S.lang AI is a cutting-edge, next-generation AI/ML software solution designed to break barriers in the world of sign language translation. Unlike many existing solutions available today, S.lang AI is a trailblazer in its field, providing a bidirectional translation experience, taking sign language communication to a whole new level.
Traditionally, sign language translation tools have been limited to a unidirectional approach, converting sign gestures into written or spoken text. While these solutions have undoubtedly been transformative for the deaf and hard-of-hearing communities, there has been a crucial missing link in the process - enabling the translation of spoken or written text back into sign language. S.lang AI bridges this gap with unparalleled proficiency.

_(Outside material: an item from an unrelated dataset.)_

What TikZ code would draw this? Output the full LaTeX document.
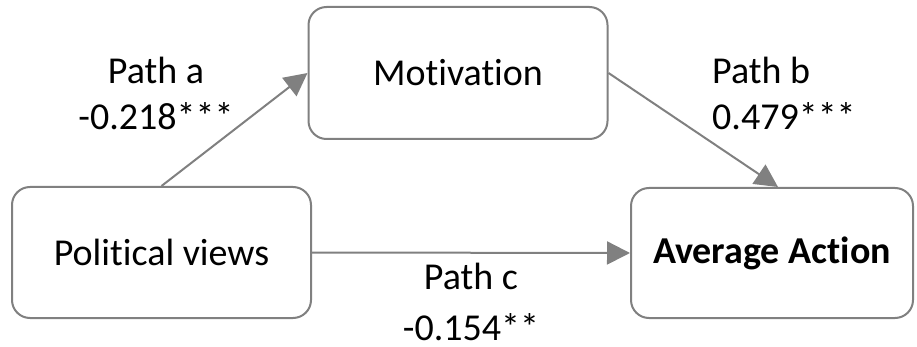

- Captures Video Frames: The software begins by capturing real-time video frames from an input source, such as a webcam or a pre-recorded video. OpenCV, a popular open-source computer vision library, provides the necessary tools to access video streams and individual frames.
- Hand Detection and Tracking with MediaPipe: MediaPipe, developed by Google, is a powerful framework for building multimodal applied machine learning pipelines. This software utilizes MediaPipe's Hand Tracking module to detect and track hands within each video frame. This process involves identifying key landmarks on the hand, such as fingertips, knuckles, and wrist, using a machine learning-based hand pose estimation model. The model is capable of robustly tracking hands even under various orientations, lighting conditions, and occlusions.
- Hand Gesture Classification: Once MediaPipe successfully tracks the hand landmarks, the software extracts relevant hand features and encodes them into a suitable representation for classification. These features may include the spatial positions of fingers, angles between joints, or any other relevant information that characterizes different hand gestures.
- Translation and Output: Once the classifier determines the most probable hand gesture from the extracted features, S.lang translates it into the corresponding letter or symbol in the chosen sign language. The output is then displayed to the screen for the other user to comprehend.
- Text to Gesture As for the other user, if they would like to communicate back in sign language, they would simply input a prompt or their text to generate unique images corresponding to the input text. What makes this possible is our trained GAN model that runs on two neural networks to generate new, replicated instances of data. Read more about it here
- Real-Time Performace One of the key strengths of your software is its real-time performance. By leveraging efficient algorithms and optimizations provided by OpenCV and MediaPipe, this application can process video frames rapidly, providing instantaneous hand gesture recognition and translation.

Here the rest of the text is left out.